Autre étape importante dans la carrière de Martin Aeschbacher, Bagdad, où il a passé 3 ans. Il y est arrivé juste après la chute de la capitale en 2003, suite à l’offensive américaine contre le régime de Saddam Hussein. Les informations circulaient alors plus librement que sous l’ancien régime. Elles étaient néanmoins contradictoires, et il lui a fallu faire un tri.

Pour s’informer, Martin Aeschbacher s’est appuyé sur les journaux et sur les conversations qu’il entretenait avec les gens. Il faut dire qu’il avait choisi d’habiter à l’extérieur de la «zone verte», hautement sécurisée. Ce qui lui a permis de mieux observer la situation et de recueillir les informations dans le milieu où il vivait.

 

Né en 1954 à Berne.

Entre 1975 et 1982, il étudie à l’Institut des Sciences islamiques de l’Université de Berne. Il complète ses études à Damas et à Alep.

Entré au ministère suisse des Affaires étrangères en 1985, il occupe successivement des postes à Moscou et au Caire.

De retour à Berne en 1992, il devient responsable pour les relations entre la Suisse et le Proche-Orient.

Entre 2003 et 2006, il est responsable du bureau de liaison suisse à Bagdad. Il sera ensuite en fonction à Tripoli, puis à Damas, fin 2007.

En raison de la crise syrienne, il est rappelé à Berne pour consultations en août 2011, avant d’être rappelé définitivement.

Il est nommé ambassadeur à Doha le 21 février 2012.

Martin Aeschbacher est le mari de l’écrivain Elisabeth Horem. Le couple a deux enfants adultes.

Nouvelle ambassade

A Doha, capitale du Qatar, Martin Aeschbacher a ouvert une nouvelle ambassade, expérience inédite pour lui.

Cela lui a permis de découvrir la société des pays du Golfe. Ce qui l’intéresse, c’est de comprendre comment la population qatarie parvient à concilier traditions locales et ouverture vers l’extérieur.

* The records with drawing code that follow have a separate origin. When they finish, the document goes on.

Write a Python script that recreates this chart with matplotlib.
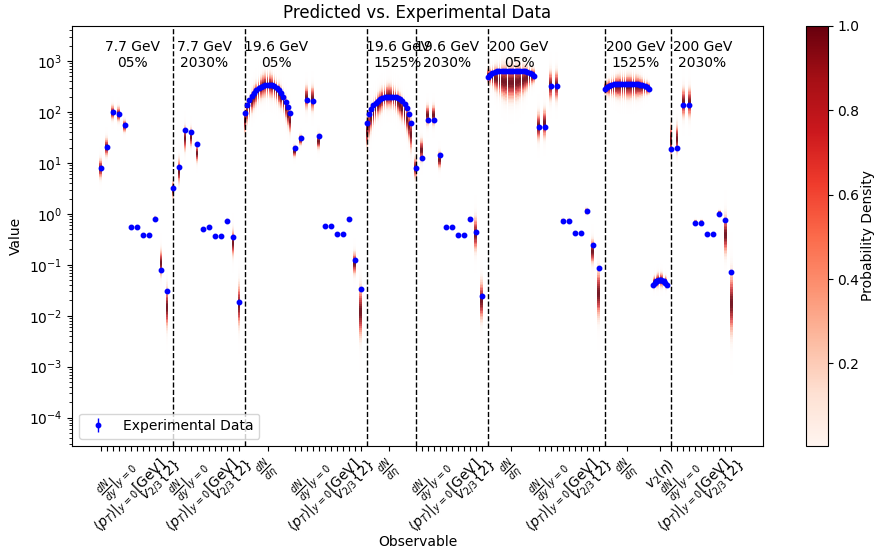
#!/usr/bin/env python3
"""
Predicted (posterior density bands) vs. experimental data, log scale, per observable.
"""

import numpy as np
import matplotlib
matplotlib.use("Agg")
import matplotlib.pyplot as plt
from matplotlib.colors import ListedColormap, Normalize
from matplotlib.cm import ScalarMappable

# ---- group headers ----
group_titles = ["7.7 GeV\n05%", "7.7 GeV\n2030%", "19.6 GeV\n05%", "19.6 GeV\n1525%",
                "19.6 GeV\n2030%", "200 GeV\n05%", "200 GeV\n1525%", "200 GeV\n2030%"]

# ---- discrete observables: experimental value, band low / high edge ----
# order: dN/dy (K-, K+, pi-, pi+, p), <pT> (same), v2{2}, v3{2}
g77c_exp = [7.9, 21, 101, 93, 55, 0.54, 0.556, 0.376, 0.376, 0.80, 0.080, 0.031]
g77c_lo = [4.0, 11, 60, 55, 35, 0.50, 0.51, 0.35, 0.35, 0.70, 0.045, 0.0035]
g77c_hi = [15, 38, 160, 150, 80, 0.59, 0.60, 0.41, 0.41, 0.95, 0.27, 0.06]

g77p_exp = [3.2, 8.5, 44, 41, 23, 0.50, 0.54, 0.36, 0.36, 0.73, 0.35, 0.019]
g77p_lo = [1.7, 3.0, 13, 17, 8.4, 0.46, 0.50, 0.33, 0.33, 0.62, 0.11, 0.0037]
g77p_hi = [5.3, 16, 70, 60, 28, 0.55, 0.59, 0.40, 0.40, 0.85, 0.67, 0.07]

g196c_exp = [19.4, 30.5, 172, 166, 34, 0.565, 0.58, 0.40, 0.40, 0.80, 0.125, 0.033]
g196c_lo = [11.5, 20, 88, 80, 16, 0.52, 0.54, 0.37, 0.37, 0.70, 0.05, 0.002]
g196c_hi = [25, 40, 420, 420, 44, 0.61, 0.63, 0.44, 0.44, 0.90, 0.23, 0.07]

g196p_exp = [7.9, 12.4, 70, 70, 14.4, 0.54, 0.556, 0.39, 0.39, 0.79, 0.45, 0.024]
g196p_lo = [4.0, 8.4, 44, 44, 6.6, 0.50, 0.51, 0.36, 0.36, 0.70, 0.125, 0.005]
g196p_hi = [16, 38, 170, 170, 20, 0.59, 0.60, 0.42, 0.42, 0.90, 1.3, 0.08]

# 200 GeV: dN/dy (K-, K+, pi-, pi+), <pT> (K-, K+, pi-, pi+, p), v2{2}, v3{2}
g200c_exp = [50, 50, 323, 323, 0.73, 0.73, 0.42, 0.42, 1.15, 0.24, 0.086]
g200c_lo = [20, 22, 120, 120, 0.62, 0.62, 0.38, 0.38, 0.9, 0.08, 0.005]
g200c_hi = [137, 160, 910, 910, 0.85, 0.85, 0.47, 0.47, 1.4, 0.42, 0.15]

g200p_exp = [19, 20, 137, 137, 0.676, 0.676, 0.41, 0.41, 1.0, 0.76, 0.073]
g200p_lo = [10, 11, 56, 56, 0.6, 0.6, 0.37, 0.37, 0.85, 0.1, 0.002]
g200p_hi = [80, 80, 420, 420, 0.8, 0.8, 0.45, 0.45, 1.25, 1.5, 0.15]

# ---- pseudorapidity curves ----
dndeta_196c = [94, 135, 170, 205, 240, 270, 295, 315, 330, 338, 340, 338, 332, 320, 300, 275, 240, 200, 160, 125, 94]
dndeta_196c_lo = [30, 45, 60, 75, 90, 105, 120, 135, 145, 150, 150, 150, 145, 135, 120, 105, 90, 75, 55, 40, 30]
dndeta_196c_hi = [150, 210, 270, 340, 420, 490, 560, 640, 720, 770, 780, 770, 720, 640, 560, 490, 420, 340, 260, 190, 150]

dndeta_196m = [60, 90, 115, 135, 150, 165, 178, 188, 195, 198, 200, 200, 198, 195, 188, 178, 165, 145, 120, 90, 62]
dndeta_196m_lo = [15, 22, 30, 40, 50, 60, 70, 80, 88, 92, 95, 92, 88, 80, 70, 60, 50, 40, 30, 20, 12]
dndeta_196m_hi = [110, 150, 190, 230, 270, 310, 350, 390, 420, 450, 460, 450, 420, 390, 350, 310, 270, 230, 180, 140, 110]

dndeta_200c = [490, 540, 580, 610, 630, 640, 650, 650, 645, 640, 635, 635, 640, 645, 650, 645, 635, 615, 585, 545, 500]
dndeta_200c_lo = [320, 280, 240, 205, 175, 150, 135, 122, 115, 110, 110, 110, 115, 122, 135, 150, 175, 205, 240, 280, 320]
dndeta_200c_hi = [830, 900, 980, 1050, 1120, 1180, 1230, 1270, 1300, 1300, 1300, 1300, 1300, 1270, 1230, 1180, 1120, 1050, 980, 900, 830]

dndeta_200m = [280, 305, 325, 340, 348, 352, 355, 356, 355, 354, 353, 353, 354, 355, 354, 350, 345, 335, 320, 305, 285]
dndeta_200m_lo = [200, 185, 172, 162, 155, 149, 144, 140, 138, 137, 137, 137, 138, 140, 144, 149, 155, 162, 172, 185, 200]
dndeta_200m_hi = [430, 480, 530, 580, 620, 660, 690, 710, 720, 720, 720, 720, 720, 710, 690, 660, 620, 580, 530, 480, 430]

v2eta_200m = [0.040, 0.044, 0.047, 0.049, 0.050, 0.051, 0.050, 0.049, 0.047, 0.044, 0.040]
v2eta_200m_lo = [0.030, 0.030, 0.031, 0.031, 0.031, 0.031, 0.031, 0.031, 0.031, 0.030, 0.030]
v2eta_200m_hi = [0.065, 0.070, 0.075, 0.080, 0.082, 0.083, 0.082, 0.080, 0.075, 0.070, 0.065]

REL_ERR = 0.05  # experimental error bars are tiny

LBL_DNDY = r"$\frac{dN}{dy}|_{y=0}$"
LBL_PT = r"$\langle p_T\rangle|_{y=0}$[GeV]"
LBL_VN = r"$v_{2/3}\{2\}$"
LBL_DNDETA = r"$\frac{dN}{d\eta}$"
LBL_V2ETA = r"$v_2(\eta)$"

# (kind, data...) blocks per group; label index -> text for discrete blocks
groups = [
    [("disc", g77c_exp, g77c_lo, g77c_hi, {3: LBL_DNDY, 5: LBL_PT, 10: LBL_VN})],
    [("disc", g77p_exp, g77p_lo, g77p_hi, {3: LBL_DNDY, 5: LBL_PT, 10: LBL_VN})],
    [("curve", dndeta_196c, dndeta_196c_lo, dndeta_196c_hi, 7.55, LBL_DNDETA),
     ("disc", g196c_exp, g196c_lo, g196c_hi, {3: LBL_DNDY, 5: LBL_PT, 10: LBL_VN})],
    [("curve", dndeta_196m, dndeta_196m_lo, dndeta_196m_hi, 7.4, LBL_DNDETA)],
    [("disc", g196p_exp, g196p_lo, g196p_hi, {3: LBL_DNDY, 5: LBL_PT, 10: LBL_VN})],
    [("curve", dndeta_200c, dndeta_200c_lo, dndeta_200c_hi, 7.75, LBL_DNDETA),
     ("disc", g200c_exp, g200c_lo, g200c_hi, {2: LBL_DNDY, 4: LBL_PT, 9: LBL_VN})],
    [("curve", dndeta_200m, dndeta_200m_lo, dndeta_200m_hi, 7.35, LBL_DNDETA),
     ("curve", v2eta_200m, v2eta_200m_lo, v2eta_200m_hi, 2.2, LBL_V2ETA)],
    [("disc", g200p_exp, g200p_lo, g200p_hi, {2: LBL_DNDY, 4: LBL_PT, 9: LBL_VN})],
]
GAP = 0.75


def draw_band(ax, x, lo, hi, width, cmap):
    zlo, zhi = np.log10(lo), np.log10(hi)
    zc = 0.5 * (zlo + zhi)
    s = (zhi - zlo) / 4.0
    edges = np.linspace(zc - 3 * s, zc + 3 * s, 61)
    mid = 0.5 * (edges[1:] + edges[:-1])
    dens = np.exp(-0.5 * ((mid - zc) / s) ** 2)
    ax.pcolormesh([x - width / 2, x + width / 2], 10 ** edges, dens[:, None],
                  cmap=cmap, vmin=0, vmax=1, shading="flat", zorder=1,
                  linewidth=0, antialiased=False, rasterized=True)


def main():
    lv = np.linspace(0, 1, 256)
    reds = plt.get_cmap("Reds")(lv ** 1.4)
    reds[:, 3] = np.clip(lv * 0.9, 0, 1)
    band_cmap = ListedColormap(reds)

    fig = plt.figure(figsize=(8.76, 5.51), dpi=100)
    ax = fig.add_axes([0.082, 0.191, 0.789, 0.762])
    cax = fig.add_axes([0.920, 0.191, 0.025, 0.762])

    xs_all, ys_all = [], []
    ticks, ticklabels = [], []
    pos = 0.0
    for gi, blocks in enumerate(groups):
        start = pos
        if gi > 0:
            ax.axvline(start, color="black", linestyle="--", linewidth=1, zorder=2)
        ax.text(start + 5.2, 0.93, group_titles[gi], transform=ax.get_xaxis_transform(),
                ha="center", va="center", fontsize=10)
        for blk in blocks:
            if blk[0] == "disc":
                _, exp, lo, hi, lbls = blk
                for i in range(len(exp)):
                    draw_band(ax, pos, lo[i], hi[i], 0.45, band_cmap)
                    xs_all.append(pos)
                    ys_all.append(exp[i])
                    ticks.append(pos)
                    ticklabels.append(lbls.get(i, ""))
                    pos += 1
            else:
                _, vals, lo, hi, span, lbl = blk
                xc = pos + np.linspace(0, span, len(vals))
                step = span / (len(vals) - 1)
                for i in range(len(vals)):
                    draw_band(ax, xc[i], lo[i], hi[i], step * 0.75, band_cmap)
                xs_all.extend(xc)
                ys_all.extend(vals)
                ticks.append(pos + span / 2)
                ticklabels.append(lbl)
                pos += span + GAP

    ys_all = np.array(ys_all)
    ax.errorbar(xs_all, ys_all, yerr=ys_all * REL_ERR, fmt="o", color="blue",
                markersize=3.2, elinewidth=1, zorder=3, label="Experimental Data")

    ax.set_yscale("log")
    ax.set_ylim(2.8e-5, 4.9e3)
    ax.set_xlim(-4.83, 110.3)
    ax.set_xticks(ticks)
    ax.set_xticklabels(ticklabels, rotation=45, fontsize=10)
    ax.set_xlabel("Observable")
    ax.xaxis.set_label_coords(0.5, -0.212)
    ax.set_ylabel("Value")
    ax.set_title("Predicted vs. Experimental Data")
    ax.legend(loc="lower left")

    sm = ScalarMappable(norm=Normalize(0.005, 1.0), cmap="Reds")
    cbar = fig.colorbar(sm, cax=cax)
    cbar.set_label("Probability Density", labelpad=1)

    fig.savefig("out.png", dpi=100)


if __name__ == "__main__":
    main()
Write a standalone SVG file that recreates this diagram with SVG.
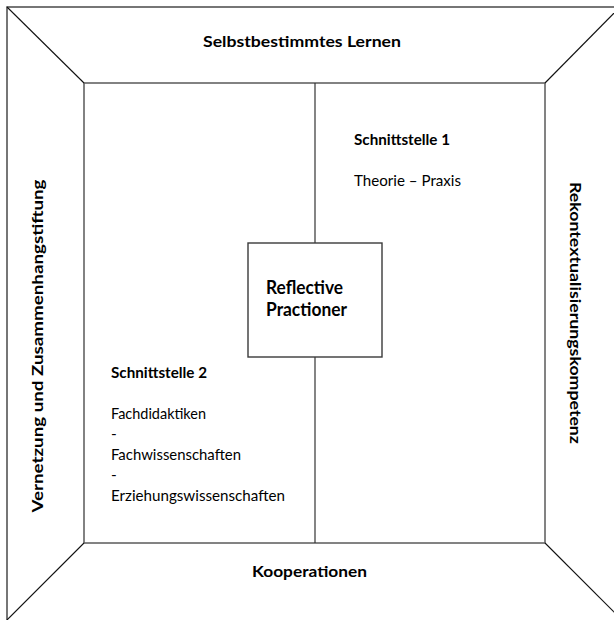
<svg xmlns="http://www.w3.org/2000/svg" width="614" height="620" viewBox="0 0 614 620">
  <style>
    .frame { fill: none; stroke: #4a4a4a; stroke-width: 1.5; }
    .inner { fill: none; stroke: #5a5a5a; stroke-width: 1.5; }
    .box { fill: #ffffff; stroke: #3a3a3a; stroke-width: 1.4; }
    .diag { stroke: #111111; stroke-width: 1.1; fill: none; }
    .mid { stroke: #333333; stroke-width: 1.2; fill: none; }
    text { font-family: "Lato", "Liberation Sans", sans-serif; fill: #000000; font-size: 15.4px; }
    .b { font-weight: bold; }
    .c { text-anchor: middle; }
    .big { font-size: 18.2px; }
  </style>
  <rect width="614" height="620" fill="#ffffff"/>

  <!-- outer frame (extends past the right and bottom edges) -->
  <g id="outer-frame">
    <rect class="frame" x="7" y="7" width="614" height="614"/>
  </g>

  <!-- inner field -->
  <g id="inner-field">
    <rect class="inner" x="84" y="83" width="461" height="460"/>
  </g>

  <g id="connectors">
    <line class="diag" x1="7" y1="7" x2="84" y2="83"/>
    <line class="diag" x1="621" y1="6" x2="545" y2="83"/>
    <line class="diag" x1="7" y1="620" x2="84" y2="543"/>
    <line class="diag" x1="622" y1="620" x2="545" y2="543"/>
    <line class="mid" x1="315" y1="83" x2="315" y2="243"/>
    <line class="mid" x1="315" y1="357" x2="315" y2="543"/>
  </g>

  <g id="top-label">
    <text class="b" x="203" y="47" textLength="198" lengthAdjust="spacingAndGlyphs">Selbstbestimmtes Lernen</text>
  </g>

  <g id="bottom-label">
    <text class="b" x="252" y="577" textLength="115" lengthAdjust="spacingAndGlyphs">Kooperationen</text>
  </g>

  <g id="left-label">
    <text class="b c" transform="translate(43,346) rotate(-90)" x="0" y="0" textLength="333" lengthAdjust="spacingAndGlyphs">Vernetzung und Zusammenhangstiftung</text>
  </g>

  <g id="right-label">
    <text class="b c" transform="translate(570,313) rotate(90)" x="0" y="0" textLength="262" lengthAdjust="spacingAndGlyphs">Rekontextualisierungskompetenz</text>
  </g>

  <g id="schnittstelle-1">
    <text class="b" x="354" y="145" textLength="96" lengthAdjust="spacingAndGlyphs">Schnittstelle 1</text>
    <text x="354" y="186" textLength="107" lengthAdjust="spacingAndGlyphs">Theorie – Praxis</text>
  </g>

  <g id="schnittstelle-2">
    <text class="b" x="111" y="378" textLength="96" lengthAdjust="spacingAndGlyphs">Schnittstelle 2</text>
    <text x="111" y="418.5" textLength="95" lengthAdjust="spacingAndGlyphs">Fachdidaktiken</text>
    <text x="111" y="439">-</text>
    <text x="111" y="459.5" textLength="130" lengthAdjust="spacingAndGlyphs">Fachwissenschaften</text>
    <text x="111" y="480">-</text>
    <text x="111" y="500.5" textLength="174" lengthAdjust="spacingAndGlyphs">Erziehungswissenschaften</text>
  </g>

  <g id="reflective-practioner">
    <rect class="box" x="248" y="243" width="134" height="114"/>
    <text class="b big" x="266" y="294" textLength="77" lengthAdjust="spacingAndGlyphs">Reflective</text>
    <text class="b big" x="266" y="316" textLength="81" lengthAdjust="spacingAndGlyphs">Practioner</text>
  </g>
</svg>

Martin Aeschbacher insiste sur l’importance que revêtent les relations sociales chez les Arabes, lesquels sont de nature très affable. Il confie: «J’ai parfois reçu des invitations non officielles, auxquelles je me suis rendu avec joie. J’y ai trouvé un accueil chaleureux».

Martin Aeschbacher estime que dans la carrière d’un diplomate, la prudence et la persévérance sont importantes. Selon lui, «un ambassadeur doit jeter des ponts entre son pays et son lieu d’affectation et favoriser l’entente entre les deux sociétés».